Giant pandas are solitary animals and have adapted to leave chemical signals to other pandas alerting them of their presence and a highly acute sense of smell to pick up on these signals. They can be aggressive when they encounter one another, with the exception of mating. Males will use their keen sense of smell to seek out sexually mature females during mating season. A single infant is born after a five month gestation period. There are incidents of twins, but only one will ever survive.
Giant pandas have a life expectancy between 14-20 years in the wild. They are able to live up to 35 years in captivity.
Giant pandas are omnivores but their primary source of food is bamboo, which they eat continuously for nearly half of every day. They are able to consume nearly 30 pounds of bamboo during this period; since it is largely void of nutrients, a substantial amount needs to be eaten in order for the giant panda to survive. They also occasionally eat rodents, fish, insects and birds.
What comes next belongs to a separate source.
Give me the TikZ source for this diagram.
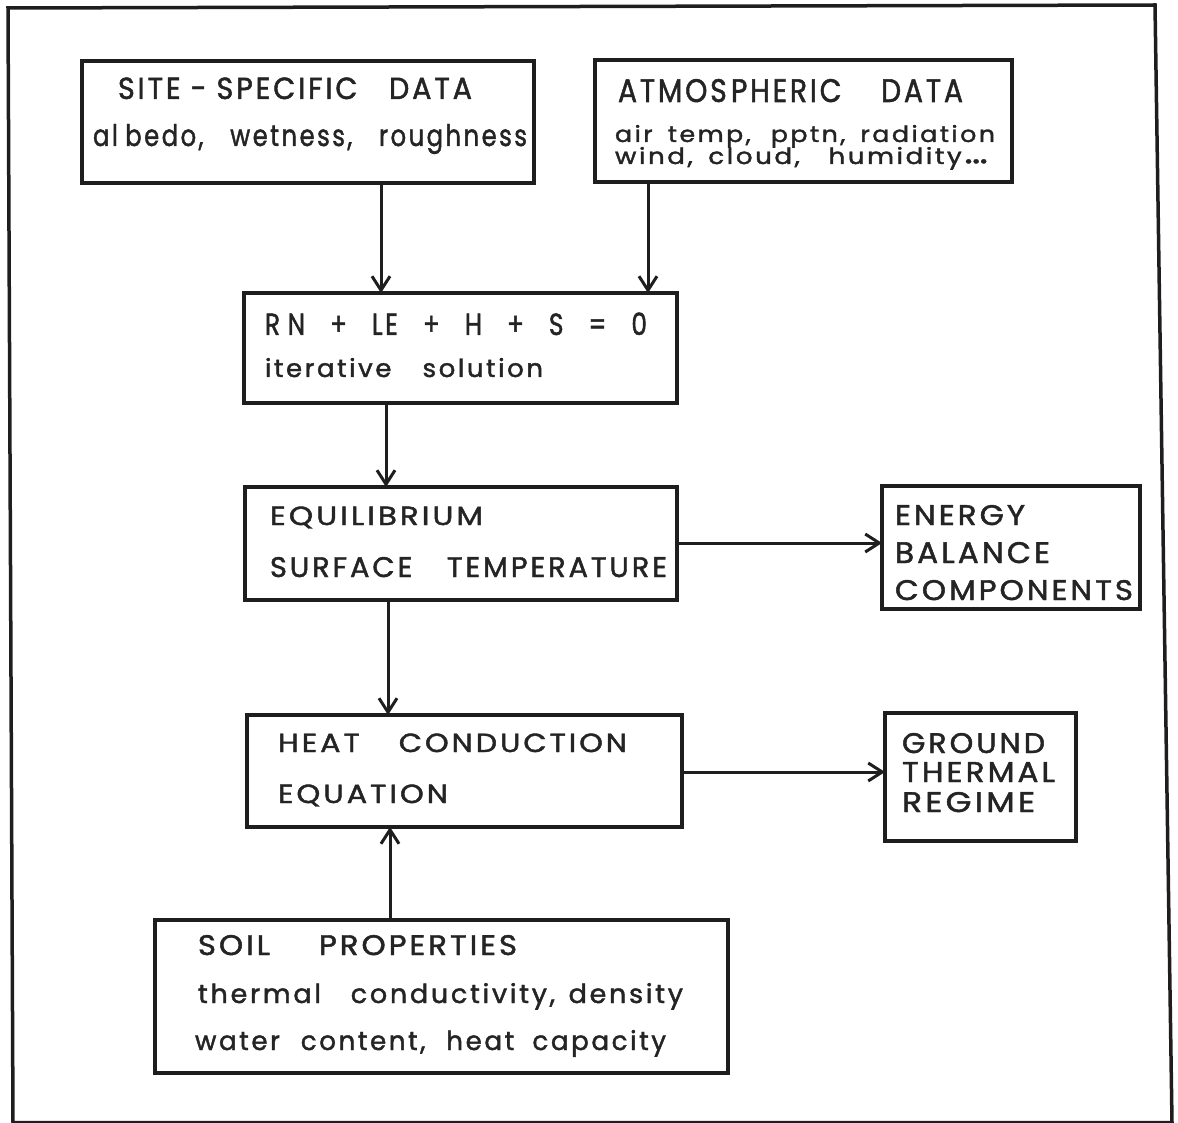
\documentclass[tikz,border=0pt]{standalone}
\usepackage{fontspec}
\usepackage{graphicx}
\setmainfont{Poppins}[LetterSpace=10, FakeBold=1.6]
\usetikzlibrary{arrows.meta}
\definecolor{ink}{HTML}{1E1E1E}
\definecolor{txt}{HTML}{242424}
\newcommand\fitline[3]{\resizebox{#1pt}{#2pt}{#3}}
\tikzset{
  box/.style={draw=ink, line width=4pt, rectangle, inner sep=0pt, outer sep=0pt},
  lbl/.style={anchor=base west, inner sep=0pt, outer sep=0pt, text=txt,
              font=\fontsize{26}{28}\selectfont},
  arr/.style={draw=ink, line width=3pt, -{Straight Barb[length=14pt,width=18pt]}},
  frame/.style={draw=ink, line width=3.5pt, line join=miter}
}
\begin{document}
\begin{tikzpicture}[x=1pt,y=-1pt]
\useasboundingbox (0,0) rectangle (1178,1123);
% outer frame
\draw[frame] (8,8) -- (1155,5) -- (1172,1122.5) -- (13,1122.5) -- cycle;

% boxes
\node[box, minimum width=452pt, minimum height=122pt] (site)   at (308,122) {};
\node[box, minimum width=417pt, minimum height=122pt] (atmos)  at (803.5,121) {};
\node[box, minimum width=433pt, minimum height=110pt] (rn)     at (460.5,348) {};
\node[box, minimum width=432pt, minimum height=113pt] (eq)     at (461,543.5) {};
\node[box, minimum width=258pt, minimum height=123pt] (energy) at (1011,547.5) {};
\node[box, minimum width=435pt, minimum height=112pt] (heat)   at (464.5,771) {};
\node[box, minimum width=191pt, minimum height=128pt] (ground) at (980.5,777) {};
\node[box, minimum width=573pt, minimum height=153pt] (soil)   at (441.5,996.5) {};

% texts
\node[lbl] (t1) at (118,99) {\fitline{354}{21.5}{SITE\hspace{.35em}-\hspace{.35em}SPECIFIC\hspace{1.1em}DATA}};
\node[lbl] (t2) at (93,146) {\fitline{434}{22}{al\kern.3em bedo,\hspace{1.1em}wetness,\hspace{1.1em}roughness}};
\node[lbl] (t3) at (618,102) {\fitline{345}{23}{ATMOS\kern.15em PHERIC\hspace{1.4em}DATA}};
\node[lbl] (t4) at (615,142) {\fitline{380}{17}{air\hspace{.6em}temp,\hspace{.8em}pptn,\hspace{.6em}radiation}};
\node[lbl] (t5) at (615,164) {\fitline{373}{17}{wind,\hspace{.6em}cloud,\hspace{1.1em}humidity\kern.1em\raisebox{-.15em}{\scalebox{.8}{•\kern-.05em•\kern-.05em•}}}};
\node[lbl] (t6) at (265,335) {\fitline{382}{22.5}{R\kern.3em N\hspace{1em}+\hspace{1em}LE\hspace{1em}+\hspace{1em}H\hspace{1em}+\hspace{1em}S\hspace{1em}=\hspace{1em}0}};
\node[lbl] (t7) at (265,377) {\fitline{278}{19}{iterative\hspace{1.2em}solution}};
\node[lbl] (t8) at (270,525) {\fitline{213}{18.5}{EQUILIBRIUM}};
\node[lbl] (t9) at (270,577) {\fitline{397}{20}{SURFACE\hspace{1.2em}TEMPERATURE}};
\node[lbl] (t10) at (278,752) {\fitline{349}{18.5}{HEAT\hspace{1.3em}CONDUCTION}};
\node[lbl] (t11) at (278,803) {\fitline{170}{18.5}{EQUATION}};
\node[lbl] (t12) at (895,525) {\fitline{130}{20}{ENERGY}};
\node[lbl] (t13) at (895,563) {\fitline{155}{21}{BALAN\kern.1em CE}};
\node[lbl] (t14) at (895,600) {\fitline{238}{20}{COMPONENTS}};
\node[lbl] (t15) at (902,753) {\fitline{143}{20}{GROUND}};
\node[lbl] (t16) at (902,782) {\fitline{153}{20}{THERMAL}};
\node[lbl] (t17) at (902,812) {\fitline{133}{20}{REGIME}};
\node[lbl] (t18) at (198,955) {\fitline{319}{20}{SOIL\hspace{1.6em}PROPERTIES}};
\node[lbl] (t19) at (198,1003) {\fitline{485}{20}{thermal\hspace{1.1em}conductivity,\hspace{.5em}density}};
\node[lbl] (t20) at (195,1050) {\fitline{471}{20}{water\hspace{.8em}content,\hspace{.8em}heat\hspace{.7em}capacity}};

% connector guide coordinates
\coordinate (ax1) at (381,0);
\coordinate (ax2) at (648,0);
\coordinate (ax3) at (386,0);
\coordinate (ax4) at (388,0);
\coordinate (ax5) at (390,0);
\coordinate (ay1) at (0,543);
\coordinate (ay2) at (0,772);

% connectors
\draw[arr] (site.south -| ax1) -- (rn.north -| ax1);
\draw[arr] (atmos.south -| ax2) -- (rn.north -| ax2);
\draw[arr] (rn.south -| ax3) -- (eq.north -| ax3);
\draw[arr] (eq.east |- ay1) -- (energy.west |- ay1);
\draw[arr] (eq.south -| ax4) -- (heat.north -| ax4);
\draw[arr] (heat.east |- ay2) -- (ground.west |- ay2);
\draw[arr] (soil.north -| ax5) -- (heat.south -| ax5);
\end{tikzpicture}
\end{document}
There are an estimated 1,900 giant panda individuals remaining in the world today.
The Chinese word for giant panda translates to “large bear-cat”. Baby pandas are white, developing their black and white coloring later on in their youth. They are the most vocal bear, using a large range of vocalizations to communicate with one another.
Why are they Endangered?
Habitat loss and fragmentation are the most immediate threats to the remaining wild giant panda population. Being isolated into smaller groups leaves the panda vulnerable to a lack of genetic diversity, which can result in disease. Climate change could potentially result in a catastrophic decrease in the quantity of bamboo which would provide disastrous to the viability of the species in the wild.